After extensive visits to various establishments within the country, visits to the United States of America and the Chinese National Defence Universities, interaction with many eminent persons from diverse fields and regular interaction with the Chiefs of Staff Committee and the Defence Ministry, CONDU submitted its report to the Defence Minister in 2002. It speaks volumes of our priority to national security that in spite of all the shortcomings, reflected by the GOM, it still took the fragmented decision-making system 11 long years to get to the stage of breaking ground!

 On May 23, 2013, the then Prime Minister Dr Manmohan Singh finally laid the foundation of the proposed Indian National Defence University, at a 200 acre site in Binola village, on the outskirts of the national capital. Addressing the gathering, he said the INDU would ensure that our country, our government and our armed forces benefit from the best military advice that is available and provide an avenue for our soldiers to think beyond the physical art of warfare. Perhaps donning his scholarly hat, he further said it would allow our thinkers and policy-makers to understand the complexities of war and conflict and provide defence professionals with a deep understanding of the interplay between attributes of national power.

To students of national security long used to seeing the armed forces of India being treated by the political and civil service leaderships as the mere sword arm of the state and of value little more than gun fodder, the Prime Minister's address and this momentous first step towards setting up of the INDU provided a ray of hope. It appeared that at long last, there was recognition of the umbilical link between the survival of the nation-state and the capacity of its thinkers, policy-makers and the military to understand the complexities of war and conflict and act in concert. 

Sadly, the latest news of the INDU Bill still struggling to traverse the complex military-bureaucratic-political process to fruition, leads to a feeling that parochial interests are of far greater import to our security calculus than any lofty ideals of thinking and planning strategically. 
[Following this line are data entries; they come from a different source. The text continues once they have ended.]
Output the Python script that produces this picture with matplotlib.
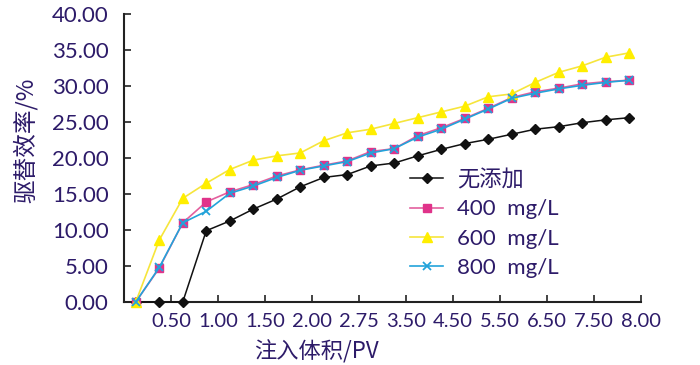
import numpy as np
import matplotlib
matplotlib.use("Agg")
import matplotlib.pyplot as plt

no_additive = [0, 0, 0, 9.9, 11.25, 12.9, 14.3, 16.0, 17.3, 17.7, 18.9,
               19.3, 20.3, 21.2, 22.0, 22.6, 23.3, 24.0, 24.35, 24.9, 25.3, 25.6]
c400 = [0, 4.7, 11.0, 13.9, 15.3, 16.3, 17.5, 18.35, 19.0, 19.6, 20.9,
        21.3, 23.1, 24.2, 25.5, 26.9, 28.4, 29.2, 29.7, 30.3, 30.6, 30.8]
c600 = [0, 8.6, 14.4, 16.5, 18.4, 19.7, 20.3, 20.7, 22.4, 23.5, 24.0,
        24.8, 25.6, 26.4, 27.2, 28.5, 28.9, 30.5, 31.9, 32.8, 34.0, 34.6]
c800 = [0, 4.8, 11.0, 12.6, 15.1, 16.1, 17.3, 18.3, 18.9, 19.5, 20.7,
        21.3, 22.9, 24.0, 25.4, 26.8, 28.3, 29.0, 29.6, 30.1, 30.5, 30.8]
tick_labels = ["0.50", "1.00", "1.50", "2.00", "2.75", "3.50",
               "4.50", "5.50", "6.50", "7.50", "8.00"]
series_names = ["无添加", "400  mg/L", "600  mg/L", "800  mg/L"]

txt = "#2D1B69"
fam = ["Lato", "Noto Sans CJK SC"]
plt.rcParams["font.family"] = fam

fig = plt.figure(figsize=(7, 3.65), dpi=100)
ax = fig.add_axes([124 / 700, 1 - 302 / 365, (641 - 124) / 700, (302 - 14) / 365])

x = np.arange(len(no_additive))
ax.plot(x, no_additive, color="#111111", lw=1.1, marker="D", ms=5,
        label=series_names[0], clip_on=False, zorder=3)
ax.plot(x, c400, color="#E3609E", lw=1.2, marker="s", ms=5.5,
        mfc="#E0338A", mec="#E0338A", label=series_names[1], clip_on=False, zorder=3)
ax.plot(x, c600, color="#F6E53C", lw=1.2, marker="^", ms=7.5,
        mfc="#FFEE00", mec="#FFEE00", label=series_names[2], clip_on=False, zorder=3)
ax.plot(x, c800, color="#22A3DA", lw=1.2, marker="x", ms=6, mew=1.3,
        label=series_names[3], clip_on=False, zorder=4)

ax.set_xlim(-0.5, len(x) - 0.5)
ax.set_ylim(0, 40)
ax.set_xticks(np.arange(1.5, len(x), 2))
ax.set_xticklabels(tick_labels)
ax.set_yticks(np.arange(0, 41, 5))
ax.set_yticklabels([f"{v:.2f}" for v in np.arange(0, 41, 5)])

for s in ["top", "right"]:
    ax.spines[s].set_visible(False)
for s in ["left", "bottom"]:
    ax.spines[s].set_linewidth(1.5)
    ax.spines[s].set_color("#222222")

ax.tick_params(axis="both", direction="in", length=5, width=1.2,
               colors="#222222", labelcolor=txt)
ax.tick_params(axis="y", pad=11, labelsize=16)
ax.tick_params(axis="x", pad=8, labelsize=14.5)

fig.text(316 / 700, 1 - 352 / 365, "注入体积/PV", ha="center", va="center",
         fontsize=16, color=txt, family=["Noto Sans CJK SC"])
fig.text(25 / 700, 1 - 140 / 365, "驱替效率/%", ha="center", va="center",
         rotation=90, fontsize=17, color=txt, family=["Noto Sans CJK SC"])

leg = ax.legend(loc="upper left", bbox_to_anchor=(410 / 700, 1 - 169 / 365),
                bbox_transform=fig.transFigure, frameon=False,
                handlelength=1.5, handletextpad=0.6, labelspacing=0.42,
                borderpad=0, borderaxespad=0, fontsize=16)
for t in leg.get_texts():
    t.set_color(txt)

fig.savefig("out.png", dpi=100)
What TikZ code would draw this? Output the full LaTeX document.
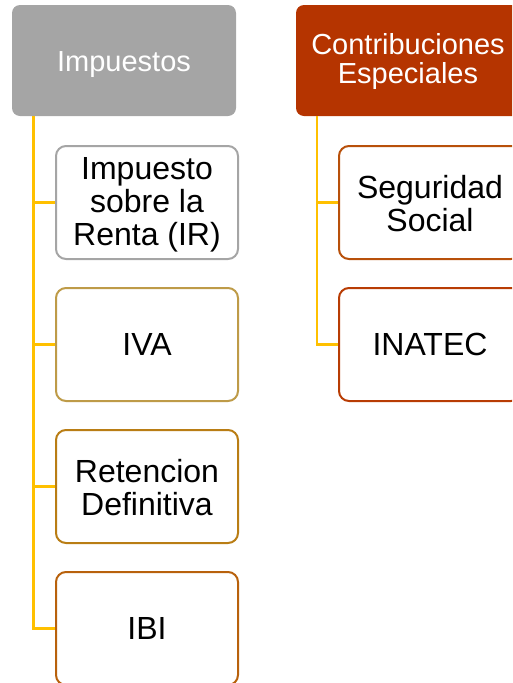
\documentclass[tikz,border=0pt]{standalone}
\usepackage{fontspec}
\setmainfont{Liberation Sans}
\definecolor{hgray}{HTML}{A5A5A5}
\definecolor{hred}{HTML}{B53400}
\definecolor{cIVA}{HTML}{BE9B48}
\definecolor{cRet}{HTML}{B97D14}
\definecolor{cIBI}{HTML}{B8610C}
\definecolor{cSeg}{HTML}{B8500A}
\definecolor{cINA}{HTML}{B83C04}
\definecolor{conncol}{HTML}{FFC000}
\tikzset{
  header/.style={rounded corners=8pt, minimum width=224pt, minimum height=111pt, inner sep=0pt,
    text=white, align=center, font=\fontsize{29}{29}\selectfont},
  child/.style={draw=#1, fill=white, line width=2pt, rounded corners=10pt, minimum width=182pt,
    minimum height=113pt, inner sep=0pt, align=center, font=\fontsize{32}{33}\selectfont},
  conn/.style={draw=conncol, line width=2.5pt}
}
\begin{document}
\begin{tikzpicture}[x=1pt,y=-1pt]
\useasboundingbox (0,0) rectangle (512,683);
\clip (0,0) rectangle (512,683);
\node[header, fill=hgray, text height=27pt, text depth=6pt] (imp) at (124,60.5) {Impuestos};
\node[header, fill=hred] (con) at (408,60.5) {\rule{0pt}{24pt}Contribuciones\\Especiales};
\coordinate (lt) at (33.5,116);
\coordinate (rt) at (317,116);
\node[child=hgray] (ir) at (147,202.5) {\rule{0pt}{27pt}Impuesto\\sobre la\\Renta (IR)};
\node[child=cIVA] (iva) at (147,344.5) {IVA};
\node[child=cRet] (ret) at (147,486.5) {\rule{0pt}{26pt}Retencion\\Definitiva};
\node[child=cIBI] (ibi) at (147,628.5) {IBI};
\node[child=cSeg] (seg) at (430,202.5) {\rule{0pt}{26pt}Seguridad\\Social};
\node[child=cINA] (ina) at (430,344.5) {INATEC};
\draw[conn] (lt) |- (ir.west);
\draw[conn] (lt) |- (iva.west);
\draw[conn] (lt) |- (ret.west);
\draw[conn] (lt) |- (ibi.west);
\draw[conn] (rt) |- (seg.west);
\draw[conn] (rt) |- (ina.west);
\end{tikzpicture}
\end{document}
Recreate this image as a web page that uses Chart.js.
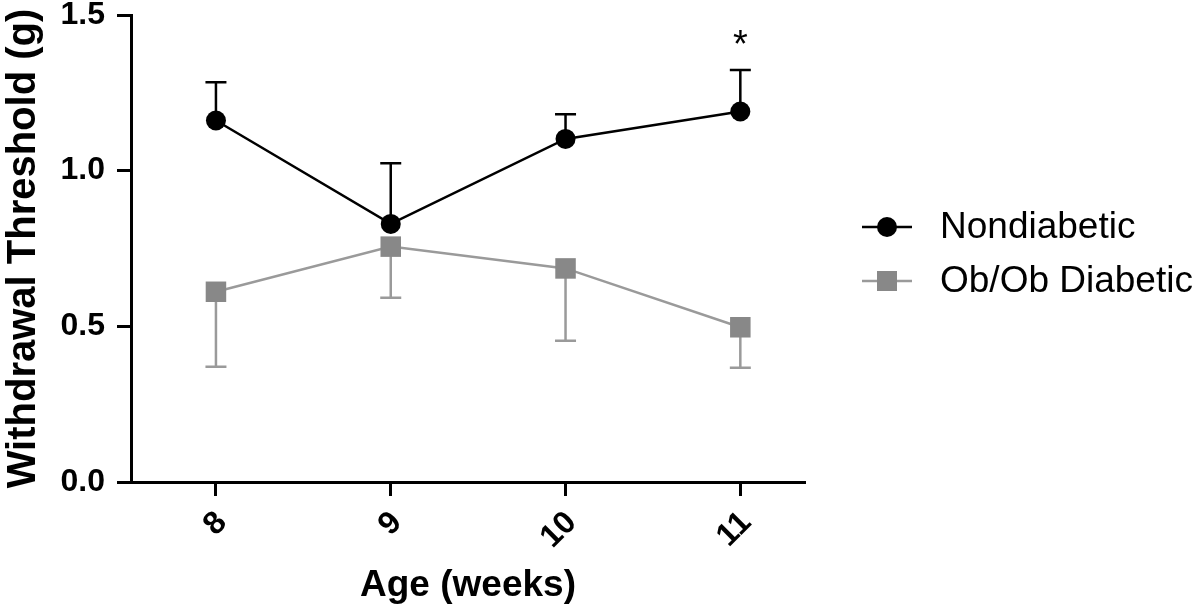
<!DOCTYPE html>
<html>
<head>
<meta charset="utf-8">
<script src="https://cdn.jsdelivr.net/npm/chart.js@4/dist/chart.umd.min.js"></script>
<style>
html,body{margin:0;padding:0;background:#fff;}
#wrap{width:1200px;height:610px;position:relative;}
</style>
</head>
<body>
<div id="wrap"><canvas id="c" width="1200" height="610"></canvas></div>
<script>
// ---- data ----
const ages = [8, 9, 10, 11];
const nondiabeticMean = [1.161, 0.829, 1.102, 1.190];
const nondiabeticErr  = [0.123, 0.195, 0.079, 0.133];
const obobMean = [0.611, 0.756, 0.686, 0.497];
const obobErr  = [0.241, 0.164, 0.232, 0.130];
const seriesNames = ['Nondiabetic', 'Ob/Ob Diabetic'];
const sigMarks = ['', '', '', '*'];
const yTicks = [0, 0.5, 1.0, 1.5];

const FONT = "'Liberation Sans', Arial, sans-serif";

const errorBarPlugin = {
  id: 'errorBars',
  beforeDatasetsDraw(chart) {
    const ctx = chart.ctx;
    const ys = chart.scales.y;
    chart.data.datasets.forEach((ds, i) => {
      const meta = chart.getDatasetMeta(i);
      ctx.save();
      ctx.strokeStyle = ds.errColor;
      ctx.lineWidth = 2.5;
      meta.data.forEach((pt, j) => {
        const v = ds.data[j].y + ds.errDir * ds.err[j];
        const yE = ys.getPixelForValue(v);
        ctx.beginPath();
        ctx.moveTo(pt.x, pt.y);
        ctx.lineTo(pt.x, yE);
        ctx.moveTo(pt.x - 10.5, yE);
        ctx.lineTo(pt.x + 10.5, yE);
        ctx.stroke();
      });
      ctx.restore();
    });
  },
  afterDraw(chart) {
    const ctx = chart.ctx;
    const xs = chart.scales.x, ys = chart.scales.y;
    // significance marks
    ctx.save();
    ctx.fillStyle = '#000';
    ctx.font = "38px " + FONT;
    ctx.textAlign = 'center';
    ctx.textBaseline = 'alphabetic';
    sigMarks.forEach((m, j) => {
      if (!m) return;
      ctx.fillText(m, xs.getPixelForValue(ages[j]), ys.getPixelForValue(1.5) + 42);
    });
    ctx.restore();
    // legend
    const area = chart.chartArea;
    const x0 = area.right + 57, x1 = area.right + 107, xm = (x0 + x1) / 2;
    const rowY = [227, 281];
    chart.data.datasets.forEach((ds, i) => {
      const y = rowY[i];
      ctx.save();
      ctx.strokeStyle = ds.borderColor;
      ctx.lineWidth = ds.borderWidth;
      ctx.beginPath();
      ctx.moveTo(x0, y); ctx.lineTo(x1, y); ctx.stroke();
      ctx.fillStyle = ds.pointBackgroundColor;
      if (ds.pointStyle === 'rect') {
        ctx.fillRect(xm - 10, y - 10, 20, 20);
      } else {
        ctx.beginPath(); ctx.arc(xm, y, 10, 0, Math.PI * 2); ctx.fill();
      }
      ctx.fillStyle = '#000';
      ctx.font = "37px " + FONT;
      ctx.textAlign = 'left';
      ctx.textBaseline = 'middle';
      ctx.fillText(seriesNames[i], area.right + 135, y + 1);
      ctx.restore();
    });
  }
};

new Chart(document.getElementById('c'), {
  type: 'line',
  data: {
    datasets: [
      {
        label: seriesNames[0],
        data: ages.map((a, j) => ({x: a, y: nondiabeticMean[j]})),
        err: nondiabeticErr, errDir: 1, errColor: '#000',
        borderColor: '#000', borderWidth: 2.5,
        pointStyle: 'circle', pointRadius: 10, pointBorderWidth: 0,
        pointBackgroundColor: '#000', pointBorderColor: '#000',
        tension: 0, fill: false
      },
      {
        label: seriesNames[1],
        data: ages.map((a, j) => ({x: a, y: obobMean[j]})),
        err: obobErr, errDir: -1, errColor: '#9a9a9a',
        borderColor: '#9a9a9a', borderWidth: 2.5,
        pointStyle: 'rect', pointRadius: 14.5, pointBorderWidth: 0,
        pointBackgroundColor: '#888888', pointBorderColor: '#888888',
        tension: 0, fill: false
      }
    ]
  },
  options: {
    responsive: false,
    animation: false,
    devicePixelRatio: 1,
    layout: { padding: { top: 15, right: 395, left: 0, bottom: 0 } },
    plugins: { legend: { display: false }, tooltip: { enabled: false } },
    scales: {
      x: {
        type: 'linear',
        min: 7.514, max: 11.37,
        afterBuildTicks: (s) => { s.ticks = ages.map(v => ({value: v})); },
        afterFit: (s) => { s.height = 128; s.paddingLeft = 0; s.paddingRight = 0; },
        border: { display: true, color: '#000', width: 3 },
        grid: { display: true, drawOnChartArea: false, tickLength: 14, tickWidth: 3, tickColor: '#000' },
        ticks: {
          color: '#000', font: { family: FONT, size: 32, weight: 'bold' },
          minRotation: 45, maxRotation: 45, padding: 8, labelOffset: 6,
          callback: (v) => String(v)
        },
        title: { display: true, text: 'Age (weeks)', color: '#000',
                 font: { family: FONT, size: 37, weight: 'bold' }, padding: { top: 0, bottom: 2 } }
      },
      y: {
        min: 0, max: 1.5,
        afterBuildTicks: (s) => { s.ticks = yTicks.map(v => ({value: v})); },
        afterFit: (s) => { s.width = 131; s.paddingTop = 0; s.paddingBottom = 0; },
        border: { display: true, color: '#000', width: 3 },
        grid: { display: true, drawOnChartArea: false, tickLength: 14, tickWidth: 3, tickColor: '#000' },
        ticks: {
          color: '#000', font: { family: FONT, size: 32, weight: 'bold' }, padding: 12,
          callback: (v) => Number(v).toFixed(1)
        },
        title: { display: true, text: 'Withdrawal Threshold (g)', color: '#000',
                 font: { family: FONT, size: 40, weight: 'bold' }, padding: 0 }
      }
    }
  },
  plugins: [errorBarPlugin]
});
</script>
</body>
</html>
Looking back, it is possible that when laying the foundation stone, Manmohan Singh, the scholar, was acutely conscious of the pitfalls and challenges that lay ahead towards fulfilling the vision of the INDU, wearing as he was the chief executive's hat and knowing full well the administrative system's prejudices and complexities. That is why, in his address, he also chose to caution the audience of a late 19 century observation by General Sir William Francis Butler: "The nation that will insist upon drawing a broad line of demarcation between the fighting man and the thinking man is liable to find its fighting done by fools and its thinking by cowards."

As the INDU process is falling victim to administrative procrastination, one can only hope that a government that prides itself on being strong on national security can clear the cobwebs and erase forever the line demarcating the thinking man from the fighting one. Failing this, the nation will continue with its fighting being done by fools, and its thinking by cowards.